[Figure scripts]
^^^^

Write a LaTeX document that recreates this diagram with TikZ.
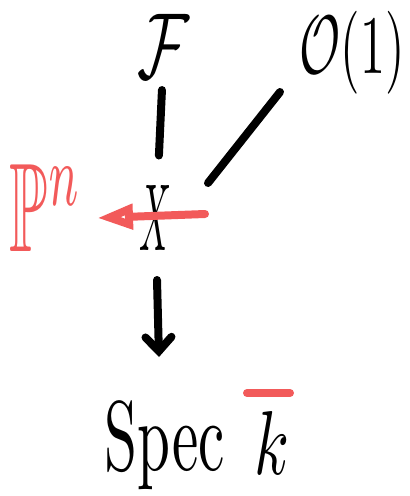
\documentclass[tikz,border=0pt]{standalone}
\usepackage{amssymb}
\usepackage{graphicx}
\usetikzlibrary{arrows.meta}
\definecolor{penred}{RGB}{242,90,90}
\tikzset{
  lbl/.style={inner sep=0pt, outer sep=0pt},
  stroke/.style={line width=8pt, line cap=round, line join=round},
}
\begin{document}
\begin{tikzpicture}[x=1pt,y=-1pt]
\useasboundingbox (0,0) rectangle (410,496);
\node[lbl] (F) at (164,46) {\resizebox*{52pt}{64pt}{$\mathcal{F}$}};
\node[lbl] (O) at (352,53) {\resizebox*{105pt}{83pt}{$\mathcal{O}(1)$}};
\node[lbl] (X) at (156,218) {\resizebox*{32pt}{65pt}{$X$}};
\node[lbl, text=penred] (P) at (46,208) {\resizebox*{72pt}{87pt}{$\mathbb{P}^n$}};
\node[lbl] (S) at (165,446) {\resizebox*{120pt}{87pt}{$\mathrm{Spec}$}};
\node[lbl] (k) at (272,443) {\resizebox*{35pt}{63pt}{$k$}};
\coordinate (d1) at (280,92);
\coordinate (d2) at (208,183);
\coordinate (r1) at (205,214);
\coordinate (r2) at (97,218);
\coordinate (a1) at (157,280);
\coordinate (a2) at (159,357);
\coordinate (b1) at (247,393);
\coordinate (b2) at (290,393);
\draw[stroke, shorten <=12pt, shorten >=30pt] (F) -- (X);
\draw[stroke] (d1) -- (d2);
\draw[stroke, penred, -{Triangle[open, length=36pt, width=24pt]}] (r1) -- (r2);
\draw[stroke, -{Straight Barb[length=14pt, width=26pt, line cap=round]}] (a1) -- (a2);
\draw[stroke, penred] (b1) -- (b2);
\end{tikzpicture}
\end{document}
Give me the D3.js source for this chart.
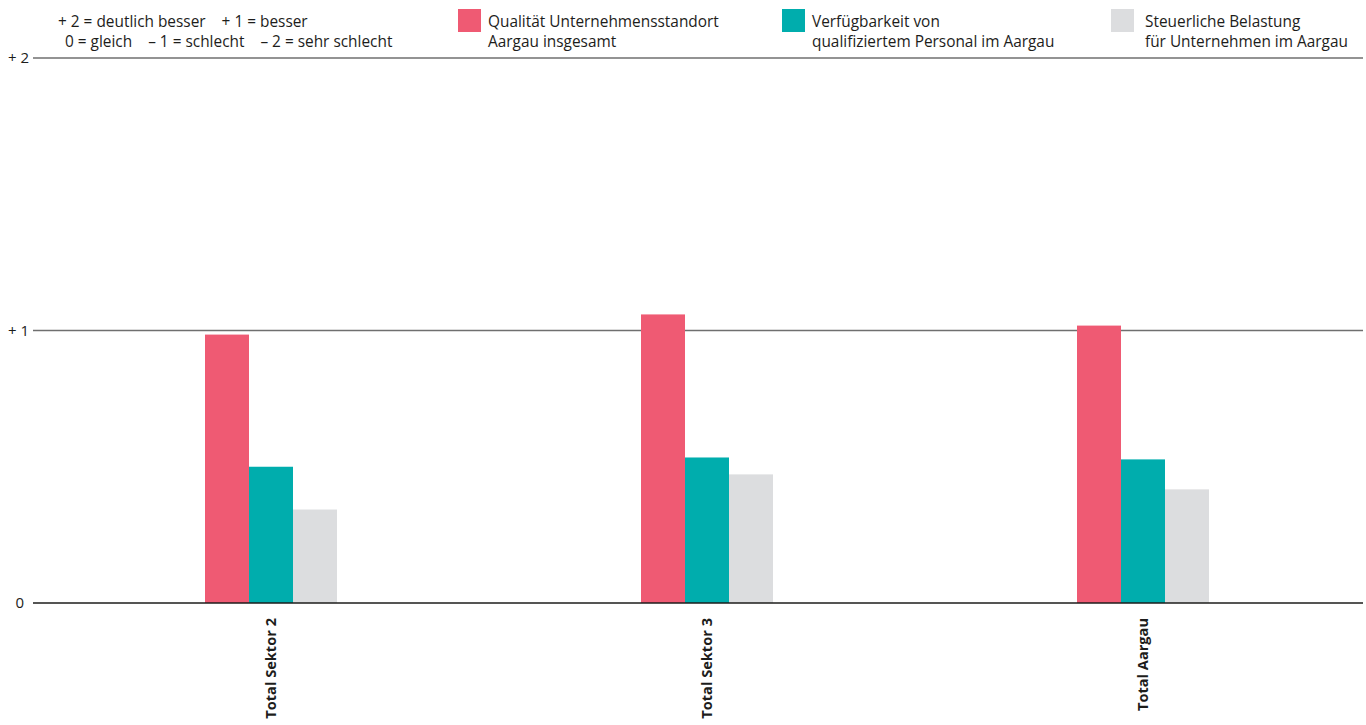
<!DOCTYPE html>
<html>
<head>
<meta charset="utf-8">
<script src="https://cdn.jsdelivr.net/npm/d3@7/dist/d3.min.js"></script>
<style>
  html, body { margin: 0; padding: 0; background: #fff; }
  svg { display: block; font-family: "Open Sans", "Noto Sans", sans-serif; }
</style>
</head>
<body>
<svg id="chart" width="1366" height="725"></svg>
<script>
// Categories along the x axis
const categories = ["Total Sektor 2", "Total Sektor 3", "Total Aargau"];

// Series names (legend lines) and colours
const seriesNames = [
  ["Qualität Unternehmensstandort", "Aargau insgesamt"],
  ["Verfügbarkeit von", "qualifiziertem Personal im Aargau"],
  ["Steuerliche Belastung", "für Unternehmen im Aargau"]
];
const seriesColors = ["#ef5a73", "#00adad", "#dcdddf"];

// Mean ratings per category, one array per series
const qualitaet   = [0.985, 1.059, 1.018];
const personal    = [0.500, 0.534, 0.527];
const steuern     = [0.343, 0.472, 0.417];
const seriesValues = [qualitaet, personal, steuern];

// Y tick values and labels
const yTicks = [0, 1, 2];
const yTickLabels = ["0", "+ 1", "+ 2"];

// Scale explanation text
const scaleNote = [
  "+ 2 = deutlich besser    + 1 = besser",
  "0 = gleich    – 1 = schlecht    – 2 = sehr schlecht"
];

const svg = d3.select("#chart");
const textColor = "#1d1d1b";
const fs = 15.4;

const y = d3.scaleLinear().domain([0, 2]).range([603, 58]);
const x0 = d3.scaleBand().domain(categories).range([53, 1361]).paddingInner(0).paddingOuter(0);
const groupWidth = 132;
const x1 = d3.scaleBand().domain(d3.range(seriesValues.length)).range([0, groupWidth]).padding(0);

const gridLeft = 33, gridRight = 1363;

// Gridlines at +1 and +2
svg.append("g").selectAll("line")
  .data(yTicks.filter(d => d !== 0))
  .join("line")
  .attr("x1", gridLeft).attr("x2", gridRight)
  .attr("y1", d => y(d)).attr("y2", d => y(d))
  .attr("stroke", "#6f6f6f").attr("stroke-width", 1.3);

// Y tick labels
svg.append("g").selectAll("text")
  .data(yTicks)
  .join("text")
  .attr("x", d => d === 0 ? 24 : 29)
  .attr("y", d => y(d))
  .attr("dy", "0.35em")
  .attr("text-anchor", "end")
  .attr("font-size", 15)
  .attr("fill", textColor)
  .text((d, i) => yTickLabels[i]);

// Bars
const groups = svg.append("g").selectAll("g")
  .data(categories)
  .join("g")
  .attr("transform", d => `translate(${x0(d) + (x0.bandwidth() - groupWidth) / 2},0)`);

groups.selectAll("rect")
  .data((d, ci) => seriesValues.map((vals, si) => ({ si, v: vals[ci] })))
  .join("rect")
  .attr("x", d => x1(d.si))
  .attr("width", x1.bandwidth())
  .attr("y", d => y(d.v))
  .attr("height", d => y(0) - y(d.v))
  .attr("fill", d => seriesColors[d.si]);

// Zero baseline
svg.append("line")
  .attr("x1", gridLeft).attr("x2", gridRight)
  .attr("y1", y(0)).attr("y2", y(0))
  .attr("stroke", "#1d1d1b").attr("stroke-width", 1.3);

// Rotated category labels
svg.append("g").selectAll("text")
  .data(categories)
  .join("text")
  .attr("transform", d => `translate(${x0(d) + x0.bandwidth() / 2 + 5},618) rotate(-90)`)
  .attr("text-anchor", "end")
  .attr("font-size", 14.6)
  .attr("font-weight", 700)
  .attr("fill", textColor)
  .text(d => d);

// Scale note (top left)
const note = svg.append("text")
  .attr("font-size", fs)
  .attr("fill", textColor)
  .attr("xml:space", "preserve")
  .style("white-space", "pre");
note.append("tspan").attr("x", 58).attr("y", 27).text(scaleNote[0]);
note.append("tspan").attr("x", 65).attr("y", 47).text(scaleNote[1]);

// Legend
const legendX = [458, 782, 1111];
const legend = svg.append("g").selectAll("g")
  .data(seriesNames)
  .join("g")
  .attr("transform", (d, i) => `translate(${legendX[i]},9)`);
legend.append("rect")
  .attr("width", 23).attr("height", 23)
  .attr("fill", (d, i) => seriesColors[i]);
legend.append("text")
  .attr("font-size", fs)
  .attr("fill", textColor)
  .selectAll("tspan")
  .data(d => d)
  .join("tspan")
  .attr("x", 30)
  .attr("y", (d, i) => 18 + i * 20)
  .text(d => d);
legend.filter((d, i) => i === 2).select("text").selectAll("tspan").attr("x", 34);
</script>
</body>
</html>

^^^^

• [What to produce]
Give back the exact lines above, running from the one that has "Give me the D3.js source for this chart." through the one that has "const fs = 15.4;", with nothing added and no pictures.

• [Answer in full]
Give me the D3.js source for this chart.
<!DOCTYPE html>
<html>
<head>
<meta charset="utf-8">
<script src="https://cdn.jsdelivr.net/npm/d3@7/dist/d3.min.js"></script>
<style>
  html, body { margin: 0; padding: 0; background: #fff; }
  svg { display: block; font-family: "Open Sans", "Noto Sans", sans-serif; }
</style>
</head>
<body>
<svg id="chart" width="1366" height="725"></svg>
<script>
// Categories along the x axis
const categories = ["Total Sektor 2", "Total Sektor 3", "Total Aargau"];

// Series names (legend lines) and colours
const seriesNames = [
  ["Qualität Unternehmensstandort", "Aargau insgesamt"],
  ["Verfügbarkeit von", "qualifiziertem Personal im Aargau"],
  ["Steuerliche Belastung", "für Unternehmen im Aargau"]
];
const seriesColors = ["#ef5a73", "#00adad", "#dcdddf"];

// Mean ratings per category, one array per series
const qualitaet   = [0.985, 1.059, 1.018];
const personal    = [0.500, 0.534, 0.527];
const steuern     = [0.343, 0.472, 0.417];
const seriesValues = [qualitaet, personal, steuern];

// Y tick values and labels
const yTicks = [0, 1, 2];
const yTickLabels = ["0", "+ 1", "+ 2"];

// Scale explanation text
const scaleNote = [
  "+ 2 = deutlich besser    + 1 = besser",
  "0 = gleich    – 1 = schlecht    – 2 = sehr schlecht"
];

const svg = d3.select("#chart");
const textColor = "#1d1d1b";
const fs = 15.4;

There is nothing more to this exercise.